Everything from the first line of the records to the line containing "plt.rcParams['font.family'] = ['Lato', 'DejaVu", inclusive, is to be extracted exactly, and nothing more.

───── Supplied records ─────

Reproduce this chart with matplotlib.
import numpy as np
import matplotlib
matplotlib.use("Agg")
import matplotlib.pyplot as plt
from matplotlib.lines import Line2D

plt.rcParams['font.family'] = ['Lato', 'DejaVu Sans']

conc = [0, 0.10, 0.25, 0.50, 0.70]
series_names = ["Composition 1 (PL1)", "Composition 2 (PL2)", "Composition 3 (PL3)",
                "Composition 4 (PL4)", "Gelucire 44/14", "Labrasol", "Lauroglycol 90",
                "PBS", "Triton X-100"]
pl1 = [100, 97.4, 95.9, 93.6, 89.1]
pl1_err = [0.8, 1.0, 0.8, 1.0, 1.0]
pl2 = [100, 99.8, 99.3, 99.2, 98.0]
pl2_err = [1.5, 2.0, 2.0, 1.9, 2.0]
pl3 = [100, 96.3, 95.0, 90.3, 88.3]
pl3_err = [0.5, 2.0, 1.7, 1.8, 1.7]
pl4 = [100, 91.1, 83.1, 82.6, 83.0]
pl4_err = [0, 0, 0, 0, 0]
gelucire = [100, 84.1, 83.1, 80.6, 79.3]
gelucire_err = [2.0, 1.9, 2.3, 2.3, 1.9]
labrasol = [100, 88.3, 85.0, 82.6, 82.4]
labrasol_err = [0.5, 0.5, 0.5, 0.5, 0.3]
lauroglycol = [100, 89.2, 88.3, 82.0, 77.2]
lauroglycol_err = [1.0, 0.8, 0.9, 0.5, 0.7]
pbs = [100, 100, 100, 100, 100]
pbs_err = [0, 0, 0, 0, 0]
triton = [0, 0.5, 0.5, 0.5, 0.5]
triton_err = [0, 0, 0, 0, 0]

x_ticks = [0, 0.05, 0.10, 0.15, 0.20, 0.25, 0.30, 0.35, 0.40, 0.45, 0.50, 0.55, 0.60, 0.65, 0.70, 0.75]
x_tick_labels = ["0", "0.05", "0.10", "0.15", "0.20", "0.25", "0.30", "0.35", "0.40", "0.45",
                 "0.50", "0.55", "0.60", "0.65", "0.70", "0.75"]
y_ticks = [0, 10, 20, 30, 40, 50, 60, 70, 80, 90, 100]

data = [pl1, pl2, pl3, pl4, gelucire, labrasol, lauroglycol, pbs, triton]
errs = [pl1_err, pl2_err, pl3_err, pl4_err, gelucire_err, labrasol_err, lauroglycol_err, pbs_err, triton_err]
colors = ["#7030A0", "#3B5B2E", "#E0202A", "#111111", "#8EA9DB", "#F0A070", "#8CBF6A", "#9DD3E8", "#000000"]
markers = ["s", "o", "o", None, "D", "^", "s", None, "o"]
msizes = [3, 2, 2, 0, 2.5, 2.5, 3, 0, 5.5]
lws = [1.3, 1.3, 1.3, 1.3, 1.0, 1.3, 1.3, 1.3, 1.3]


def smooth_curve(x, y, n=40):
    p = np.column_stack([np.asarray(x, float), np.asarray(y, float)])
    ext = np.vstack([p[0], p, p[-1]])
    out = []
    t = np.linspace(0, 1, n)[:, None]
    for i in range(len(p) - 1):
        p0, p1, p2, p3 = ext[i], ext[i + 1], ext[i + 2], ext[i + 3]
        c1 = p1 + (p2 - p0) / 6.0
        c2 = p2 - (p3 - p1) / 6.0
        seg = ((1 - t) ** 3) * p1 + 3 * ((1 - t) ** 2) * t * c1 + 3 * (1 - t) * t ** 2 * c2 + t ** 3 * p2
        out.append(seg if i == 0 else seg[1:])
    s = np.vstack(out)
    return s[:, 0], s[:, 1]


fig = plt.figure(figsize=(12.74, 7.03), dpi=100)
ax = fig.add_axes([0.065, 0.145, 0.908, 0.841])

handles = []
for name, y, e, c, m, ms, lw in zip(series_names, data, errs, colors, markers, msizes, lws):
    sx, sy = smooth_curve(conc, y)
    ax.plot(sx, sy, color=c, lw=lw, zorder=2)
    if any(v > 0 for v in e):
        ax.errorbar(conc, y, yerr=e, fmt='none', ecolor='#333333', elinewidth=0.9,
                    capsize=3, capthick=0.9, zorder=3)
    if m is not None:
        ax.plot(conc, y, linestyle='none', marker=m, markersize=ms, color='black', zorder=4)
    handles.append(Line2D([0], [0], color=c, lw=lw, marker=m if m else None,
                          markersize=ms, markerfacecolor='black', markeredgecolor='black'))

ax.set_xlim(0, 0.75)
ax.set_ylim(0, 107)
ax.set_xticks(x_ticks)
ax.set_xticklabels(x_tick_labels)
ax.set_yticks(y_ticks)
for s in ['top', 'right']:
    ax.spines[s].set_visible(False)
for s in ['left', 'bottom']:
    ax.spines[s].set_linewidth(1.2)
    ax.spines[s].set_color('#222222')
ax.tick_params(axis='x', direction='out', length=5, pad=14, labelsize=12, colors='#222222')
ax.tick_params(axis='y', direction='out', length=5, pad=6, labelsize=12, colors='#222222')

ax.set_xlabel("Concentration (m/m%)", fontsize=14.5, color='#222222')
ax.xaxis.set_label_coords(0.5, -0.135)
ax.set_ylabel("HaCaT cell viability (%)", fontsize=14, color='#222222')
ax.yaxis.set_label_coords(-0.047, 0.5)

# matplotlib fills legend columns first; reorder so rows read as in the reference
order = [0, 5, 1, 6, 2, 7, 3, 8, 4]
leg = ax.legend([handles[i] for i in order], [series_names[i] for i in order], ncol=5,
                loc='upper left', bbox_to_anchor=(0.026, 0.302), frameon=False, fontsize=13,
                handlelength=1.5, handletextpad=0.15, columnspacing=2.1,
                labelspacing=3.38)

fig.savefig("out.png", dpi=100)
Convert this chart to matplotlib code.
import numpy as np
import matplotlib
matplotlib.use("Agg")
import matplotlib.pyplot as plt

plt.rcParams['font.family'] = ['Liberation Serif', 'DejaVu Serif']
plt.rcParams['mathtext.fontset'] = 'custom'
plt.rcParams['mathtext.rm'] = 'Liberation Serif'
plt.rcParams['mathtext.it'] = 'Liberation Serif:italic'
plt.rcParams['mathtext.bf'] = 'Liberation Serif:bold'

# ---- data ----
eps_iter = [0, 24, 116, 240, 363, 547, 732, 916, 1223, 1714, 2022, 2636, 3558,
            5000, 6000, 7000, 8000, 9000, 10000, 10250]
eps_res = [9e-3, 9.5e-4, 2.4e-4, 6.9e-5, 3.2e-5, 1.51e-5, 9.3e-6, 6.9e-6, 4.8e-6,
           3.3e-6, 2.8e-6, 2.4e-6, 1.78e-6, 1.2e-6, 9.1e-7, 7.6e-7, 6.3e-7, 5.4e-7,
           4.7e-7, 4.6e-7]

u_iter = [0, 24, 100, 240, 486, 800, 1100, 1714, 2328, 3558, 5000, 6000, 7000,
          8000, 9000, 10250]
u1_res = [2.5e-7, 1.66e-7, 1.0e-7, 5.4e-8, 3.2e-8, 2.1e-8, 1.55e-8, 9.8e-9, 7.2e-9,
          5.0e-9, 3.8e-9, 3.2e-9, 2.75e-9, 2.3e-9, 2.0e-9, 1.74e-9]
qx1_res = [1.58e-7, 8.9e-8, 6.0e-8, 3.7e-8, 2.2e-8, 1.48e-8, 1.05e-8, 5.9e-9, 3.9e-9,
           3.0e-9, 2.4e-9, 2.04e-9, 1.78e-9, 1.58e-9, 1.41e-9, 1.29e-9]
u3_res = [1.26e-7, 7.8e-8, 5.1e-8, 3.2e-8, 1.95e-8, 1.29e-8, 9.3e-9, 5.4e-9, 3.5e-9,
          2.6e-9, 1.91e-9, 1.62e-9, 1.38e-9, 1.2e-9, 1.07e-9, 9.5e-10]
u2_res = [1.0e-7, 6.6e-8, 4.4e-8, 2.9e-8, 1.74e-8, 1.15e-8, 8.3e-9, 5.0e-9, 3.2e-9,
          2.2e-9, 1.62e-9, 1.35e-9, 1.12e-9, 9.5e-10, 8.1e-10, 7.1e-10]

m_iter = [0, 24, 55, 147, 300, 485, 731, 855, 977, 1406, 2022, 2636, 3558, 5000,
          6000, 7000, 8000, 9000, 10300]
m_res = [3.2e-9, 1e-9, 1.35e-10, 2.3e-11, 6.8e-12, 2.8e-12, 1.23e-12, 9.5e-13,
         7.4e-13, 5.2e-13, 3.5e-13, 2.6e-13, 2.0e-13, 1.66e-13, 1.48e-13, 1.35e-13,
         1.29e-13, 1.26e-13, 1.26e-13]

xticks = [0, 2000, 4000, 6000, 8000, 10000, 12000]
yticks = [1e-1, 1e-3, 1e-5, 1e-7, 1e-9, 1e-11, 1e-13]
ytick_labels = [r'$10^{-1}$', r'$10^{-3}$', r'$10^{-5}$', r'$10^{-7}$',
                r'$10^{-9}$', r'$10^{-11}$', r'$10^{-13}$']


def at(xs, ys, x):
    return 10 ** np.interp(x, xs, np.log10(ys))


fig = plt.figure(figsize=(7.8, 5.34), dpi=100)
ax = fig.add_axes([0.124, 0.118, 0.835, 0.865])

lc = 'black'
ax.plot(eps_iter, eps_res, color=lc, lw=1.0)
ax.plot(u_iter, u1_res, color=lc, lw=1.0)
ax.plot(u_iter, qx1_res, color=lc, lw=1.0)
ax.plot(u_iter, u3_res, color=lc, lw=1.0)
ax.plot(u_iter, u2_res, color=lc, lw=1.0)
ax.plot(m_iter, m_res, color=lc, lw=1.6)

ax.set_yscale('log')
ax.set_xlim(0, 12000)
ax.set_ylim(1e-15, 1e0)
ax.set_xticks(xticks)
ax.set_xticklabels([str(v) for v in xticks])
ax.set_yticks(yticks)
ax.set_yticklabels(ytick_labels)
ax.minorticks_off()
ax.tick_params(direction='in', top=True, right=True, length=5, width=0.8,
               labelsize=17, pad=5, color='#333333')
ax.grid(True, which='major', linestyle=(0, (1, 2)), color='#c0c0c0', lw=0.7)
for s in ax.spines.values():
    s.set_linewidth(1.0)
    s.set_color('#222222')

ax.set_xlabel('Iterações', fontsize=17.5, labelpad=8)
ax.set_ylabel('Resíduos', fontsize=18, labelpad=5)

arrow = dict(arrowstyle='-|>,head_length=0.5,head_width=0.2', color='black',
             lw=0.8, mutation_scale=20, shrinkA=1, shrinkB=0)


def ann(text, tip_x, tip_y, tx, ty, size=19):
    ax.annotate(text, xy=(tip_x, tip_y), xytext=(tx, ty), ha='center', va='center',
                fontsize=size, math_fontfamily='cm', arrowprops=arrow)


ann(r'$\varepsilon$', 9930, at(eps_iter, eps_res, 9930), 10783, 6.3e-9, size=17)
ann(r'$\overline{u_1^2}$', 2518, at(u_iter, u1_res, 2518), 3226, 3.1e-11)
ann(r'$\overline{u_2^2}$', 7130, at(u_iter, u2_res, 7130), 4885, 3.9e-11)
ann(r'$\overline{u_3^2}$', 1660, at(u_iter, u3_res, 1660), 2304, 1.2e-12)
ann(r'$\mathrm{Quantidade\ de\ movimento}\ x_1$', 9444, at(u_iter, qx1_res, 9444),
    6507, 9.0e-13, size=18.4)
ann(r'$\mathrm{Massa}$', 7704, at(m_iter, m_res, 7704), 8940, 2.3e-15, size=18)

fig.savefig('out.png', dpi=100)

─────

_Full output_:
Reproduce this chart with matplotlib.
import numpy as np
import matplotlib
matplotlib.use("Agg")
import matplotlib.pyplot as plt
from matplotlib.lines import Line2D

plt.rcParams['font.family'] = ['Lato', 'DejaVu Sans']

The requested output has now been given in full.